Bools and explicitness [was Re: PyWart: The problem with "print"]

Fábio Santos fabiosantosart at gmail.com
Tue Jun 4 12:10:55 EDT 2013


On 4 Jun 2013 17:04, "Chris Angelico" <rosuav at gmail.com> wrote:
>
> On Wed, Jun 5, 2013 at 1:44 AM, Rick Johnson
> <rantingrickjohnson at gmail.com> wrote:
> > But we are really ignoring the elephant in the room. Implict
> > conversion to Boolean is just a drop in the bucket compared
> > to the constant "shell game" we are subjected to when
> > reading source code. We so naively believe that a symbol
> > named "lst" is a list object or a symbol "age" is a integer,
> > when we could be totally wrong! This is the source of many
> > subtle bugs!!!
>
> You know, if you want a language with strict type declarations and
> extreme run-time efficiency, there are some around.
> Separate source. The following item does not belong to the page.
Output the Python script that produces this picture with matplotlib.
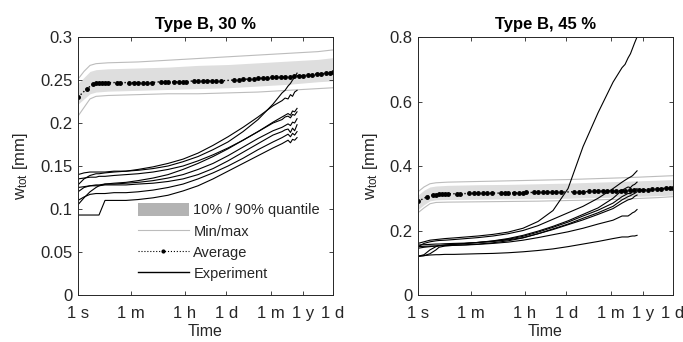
import matplotlib
matplotlib.use('Agg')
import matplotlib.pyplot as plt
from matplotlib.patches import Patch
from matplotlib.lines import Line2D
import numpy as np

plt.rcParams['font.family'] = ['Liberation Sans', 'DejaVu Sans']
plt.rcParams['mathtext.fontset'] = 'custom'
plt.rcParams['mathtext.rm'] = 'Liberation Sans'
plt.rcParams['mathtext.it'] = 'Liberation Sans'

# ---- data (times as log10 seconds) ----
TICK_SEC = [1, 60, 3600, 86400, 2.63e6, 3.156e7, 3.156e8]
TICK_LBL = ['1 s', '1 m', '1 h', '1 d', '1 m', '1 y', '1 d']

band_logt = [0, 0.2, 0.4, 0.6, 1, 2, 3, 4, 5, 6, 7, 8, 8.5]
avg_logt = [0, 0.3, 0.5, 0.6, 0.7, 0.8, 0.9, 1.0, 1.3, 1.4,
            1.7, 1.85, 2.0, 2.15, 2.3, 2.45, 2.75, 2.9, 3.0, 3.2,
            3.35, 3.5, 3.6, 3.85, 4.0, 4.15, 4.3, 4.45, 4.6, 4.75,
            5.2, 5.35, 5.5, 5.7, 5.85, 6.0, 6.15, 6.3, 6.45, 6.6,
            6.75, 6.9, 7.05, 7.2, 7.35, 7.5, 7.65, 7.8, 7.95, 8.1,
            8.25, 8.4, 8.5]
exp_logt = [0, 0.2, 0.4, 0.6, 0.7, 0.9, 1.2, 1.6, 2, 2.5, 3, 3.5, 4, 4.5,
            5, 5.5, 6, 6.5, 6.8, 6.9, 7.0, 7.08, 7.15, 7.22, 7.3]

# Type B, 30 %
b30_q90 = [0.246, 0.253, 0.260, 0.262, 0.263, 0.264, 0.265, 0.267, 0.268, 0.270, 0.272, 0.274, 0.276]
b30_q10 = [0.222, 0.228, 0.234, 0.236, 0.237, 0.238, 0.239, 0.240, 0.241, 0.243, 0.245, 0.248, 0.249]
b30_max = [0.251, 0.260, 0.267, 0.269, 0.270, 0.271, 0.273, 0.275, 0.277, 0.279, 0.281, 0.283, 0.285]
b30_min = [0.208, 0.218, 0.228, 0.231, 0.232, 0.233, 0.234, 0.234, 0.235, 0.236, 0.238, 0.240, 0.241]
b30_avg = [0.230, 0.240, 0.245, 0.246, 0.246, 0.247, 0.247, 0.247, 0.247, 0.247,
           0.247, 0.247, 0.247, 0.247, 0.247, 0.247, 0.248, 0.248, 0.248, 0.248,
           0.248, 0.248, 0.248, 0.249, 0.249, 0.249, 0.249, 0.249, 0.249, 0.249,
           0.250, 0.250, 0.251, 0.251, 0.251, 0.252, 0.252, 0.252, 0.253, 0.253,
           0.253, 0.254, 0.254, 0.255, 0.255, 0.255, 0.256, 0.256, 0.257, 0.257,
           0.258, 0.258, 0.259]
b30_exp = [
    [0.140, 0.142, 0.143, 0.143, 0.143, 0.143, 0.144, 0.144, 0.145, 0.147, 0.150, 0.155, 0.161, 0.169, 0.178, 0.190, 0.204, 0.222, 0.235, 0.238, 0.243, 0.246, 0.250, 0.253, 0.258],
    [0.128, 0.135, 0.139, 0.141, 0.141, 0.142, 0.143, 0.144, 0.146, 0.149, 0.153, 0.158, 0.165, 0.174, 0.184, 0.195, 0.207, 0.220, 0.226, 0.229, 0.228, 0.233, 0.231, 0.236, 0.238],
    [0.135, 0.136, 0.137, 0.137, 0.138, 0.138, 0.139, 0.140, 0.141, 0.143, 0.146, 0.150, 0.156, 0.163, 0.171, 0.180, 0.190, 0.201, 0.207, 0.209, 0.211, 0.209, 0.214, 0.213, 0.217],
    [0.105, 0.113, 0.120, 0.125, 0.127, 0.129, 0.130, 0.131, 0.133, 0.136, 0.140, 0.146, 0.153, 0.161, 0.170, 0.180, 0.190, 0.200, 0.204, 0.207, 0.208, 0.206, 0.210, 0.209, 0.213],
    [0.120, 0.125, 0.127, 0.128, 0.128, 0.129, 0.129, 0.130, 0.131, 0.133, 0.136, 0.140, 0.146, 0.153, 0.162, 0.172, 0.182, 0.191, 0.195, 0.197, 0.199, 0.197, 0.201, 0.200, 0.205],
    [0.125, 0.126, 0.127, 0.127, 0.127, 0.128, 0.128, 0.128, 0.129, 0.130, 0.132, 0.135, 0.140, 0.147, 0.156, 0.166, 0.176, 0.186, 0.190, 0.192, 0.193, 0.189, 0.194, 0.191, 0.198],
    [0.110, 0.114, 0.117, 0.118, 0.118, 0.118, 0.119, 0.119, 0.120, 0.122, 0.125, 0.129, 0.135, 0.142, 0.150, 0.159, 0.169, 0.178, 0.183, 0.185, 0.187, 0.184, 0.188, 0.186, 0.190],
    [0.093, 0.093, 0.093, 0.093, 0.093, 0.110, 0.110, 0.110, 0.111, 0.113, 0.116, 0.121, 0.127, 0.135, 0.144, 0.153, 0.162, 0.171, 0.176, 0.178, 0.180, 0.177, 0.181, 0.180, 0.183],
]

# Type B, 45 %
b45_q90 = [0.310, 0.325, 0.335, 0.338, 0.340, 0.342, 0.343, 0.345, 0.347, 0.350, 0.353, 0.356, 0.358]
b45_q10 = [0.265, 0.280, 0.292, 0.295, 0.296, 0.297, 0.298, 0.299, 0.300, 0.302, 0.305, 0.308, 0.310]
b45_max = [0.320, 0.335, 0.345, 0.348, 0.350, 0.352, 0.354, 0.356, 0.358, 0.361, 0.364, 0.368, 0.370]
b45_min = [0.255, 0.270, 0.283, 0.287, 0.288, 0.289, 0.290, 0.291, 0.293, 0.295, 0.298, 0.302, 0.305]
b45_avg = [0.290, 0.305, 0.310, 0.311, 0.312, 0.313, 0.313, 0.314, 0.314, 0.314,
           0.315, 0.315, 0.315, 0.315, 0.316, 0.316, 0.316, 0.317, 0.317, 0.317,
           0.317, 0.317, 0.318, 0.318, 0.318, 0.318, 0.318, 0.319, 0.319, 0.319,
           0.320, 0.320, 0.320, 0.321, 0.321, 0.322, 0.322, 0.322, 0.323, 0.323,
           0.324, 0.324, 0.325, 0.325, 0.326, 0.326, 0.327, 0.328, 0.329, 0.330,
           0.331, 0.332, 0.333]
b45_exp = [
    [0.160, 0.165, 0.170, 0.172, 0.173, 0.175, 0.177, 0.180, 0.183, 0.188, 0.195, 0.207, 0.228, 0.262, 0.330, 0.460, 0.565, 0.660, 0.705, 0.715, 0.735, 0.748, 0.765, 0.782, 0.800],
    [0.150, 0.160, 0.165, 0.168, 0.169, 0.170, 0.172, 0.175, 0.178, 0.183, 0.190, 0.200, 0.215, 0.235, 0.255, 0.275, 0.300, 0.330, 0.350, 0.356, 0.362, 0.366, 0.370, 0.377, 0.385],
    [0.120, 0.125, 0.140, 0.150, 0.153, 0.155, 0.157, 0.160, 0.163, 0.168, 0.175, 0.185, 0.198, 0.213, 0.230, 0.250, 0.270, 0.300, 0.325, 0.330, 0.335, 0.333, 0.340, 0.343, 0.350],
    [0.145, 0.148, 0.150, 0.152, 0.153, 0.155, 0.157, 0.160, 0.163, 0.167, 0.173, 0.182, 0.195, 0.210, 0.226, 0.245, 0.263, 0.285, 0.305, 0.310, 0.315, 0.314, 0.320, 0.324, 0.330],
    [0.120, 0.122, 0.128, 0.140, 0.148, 0.152, 0.154, 0.156, 0.158, 0.162, 0.168, 0.177, 0.190, 0.205, 0.220, 0.238, 0.255, 0.275, 0.295, 0.300, 0.305, 0.308, 0.312, 0.315, 0.320],
    [0.155, 0.156, 0.157, 0.158, 0.158, 0.159, 0.160, 0.161, 0.163, 0.166, 0.171, 0.178, 0.190, 0.203, 0.218, 0.233, 0.250, 0.268, 0.285, 0.290, 0.295, 0.297, 0.300, 0.306, 0.310],
    [0.150, 0.151, 0.152, 0.152, 0.153, 0.153, 0.154, 0.155, 0.157, 0.160, 0.164, 0.170, 0.178, 0.187, 0.196, 0.207, 0.220, 0.232, 0.245, 0.245, 0.245, 0.250, 0.255, 0.258, 0.265],
    [0.120, 0.122, 0.124, 0.125, 0.125, 0.126, 0.126, 0.127, 0.128, 0.129, 0.131, 0.134, 0.138, 0.143, 0.150, 0.158, 0.166, 0.175, 0.180, 0.180, 0.180, 0.182, 0.183, 0.183, 0.185],
]

# ---- drawing ----
BAND_C = '#dedede'
MINMAX_C = '#bcbcbc'
AXC = '#262626'
FS = 12

fig = plt.figure(figsize=(6.83, 3.42), dpi=100)
ax1 = fig.add_axes([0.1142, 0.1374, 0.3734, 0.7544])
ax2 = fig.add_axes([0.6120, 0.1374, 0.3734, 0.7544])

panels = [
    (ax1, 'Type B, 30 %', b30_q10, b30_q90, b30_min, b30_max, b30_avg, b30_exp,
     0.3, [0, 0.05, 0.1, 0.15, 0.2, 0.25, 0.3], ['0', '0.05', '0.1', '0.15', '0.2', '0.25', '0.3']),
    (ax2, 'Type B, 45 %', b45_q10, b45_q90, b45_min, b45_max, b45_avg, b45_exp,
     0.8, [0, 0.2, 0.4, 0.6, 0.8], ['0', '0.2', '0.4', '0.6', '0.8']),
]

bt = 10 ** np.array(band_logt)
at = 10 ** np.array(avg_logt)
et = 10 ** np.array(exp_logt)

for ax, title, q10, q90, vmin, vmax, avg, exps, ytop, yt, ylbl in panels:
    ax.fill_between(bt, q10, q90, color=BAND_C, lw=0)
    ax.plot(bt, vmin, color=MINMAX_C, lw=0.8)
    ax.plot(bt, vmax, color=MINMAX_C, lw=0.8)
    ax.plot(at, avg, color='k', ls=':', lw=1, marker='.', ms=5)
    for e in exps:
        ax.plot(et, e, color='k', lw=0.8)

    ax.set_xscale('log')
    ax.set_xlim(1, 3.156e8)
    ax.set_ylim(0, ytop)
    ax.set_xticks(TICK_SEC)
    ax.set_xticklabels(TICK_LBL)
    ax.set_yticks(yt)
    ax.set_yticklabels(ylbl)
    ax.tick_params(which='both', direction='in', top=True, right=True,
                   colors=AXC, labelsize=FS, labelcolor=AXC)
    ax.tick_params(which='major', length=3, width=0.6)
    ax.tick_params(which='minor', length=1.8, width=0.5)
    ax.tick_params(axis='x', pad=8)
    ax.tick_params(axis='y', pad=4)
    for s in ax.spines.values():
        s.set_color(AXC)
        s.set_linewidth(0.7)
    ax.set_title(title, fontsize=FS, fontweight='bold', color='k', pad=6)
    ax.set_xlabel('Time', fontsize=11.5, color=AXC, labelpad=2)
    ax.set_ylabel(r'w$_{\mathrm{tot}}$ [mm]', fontsize=FS, color=AXC, labelpad=7)

handles = [
    Patch(facecolor='#b3b3b3', edgecolor='none'),
    Line2D([], [], color=MINMAX_C, lw=0.8),
    Line2D([], [], color='k', ls=':', lw=0.8, marker='.', ms=4, markevery=[1]),
    Line2D([], [], color='k', lw=1),
]
labels = ['10% / 90% quantile', 'Min/max', 'Average', 'Experiment']
leg = ax1.legend(handles, labels, loc='upper left', bbox_to_anchor=(0.235, 0.357),
                 frameon=False, fontsize=10.5, handlelength=3.5, handleheight=1.0,
                 labelspacing=0.45, handletextpad=0.3, borderpad=0, borderaxespad=0)
for t in leg.get_texts():
    t.set_color(AXC)

fig.savefig('out.png', dpi=100)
I think one of
> them might even be used to make the most popular Python. Give it a
> try, you might like it! There's NO WAY that you could accidentally
> pass a list to a function that's expecting a float, NO WAY to
> unexpectedly call a method on the wrong type of object. It would suit
> you perfectly!
>

I agree. I have never had this kind of issues in a dynamic language. Except
when passing stuff to Django's fields. And in JavaScript. It seems like the
thing was made to create references to `undefined`. And make them easily
convertible to numbers and strings so that our calculations mysteriously
fail when we're missing a function argument somewhere.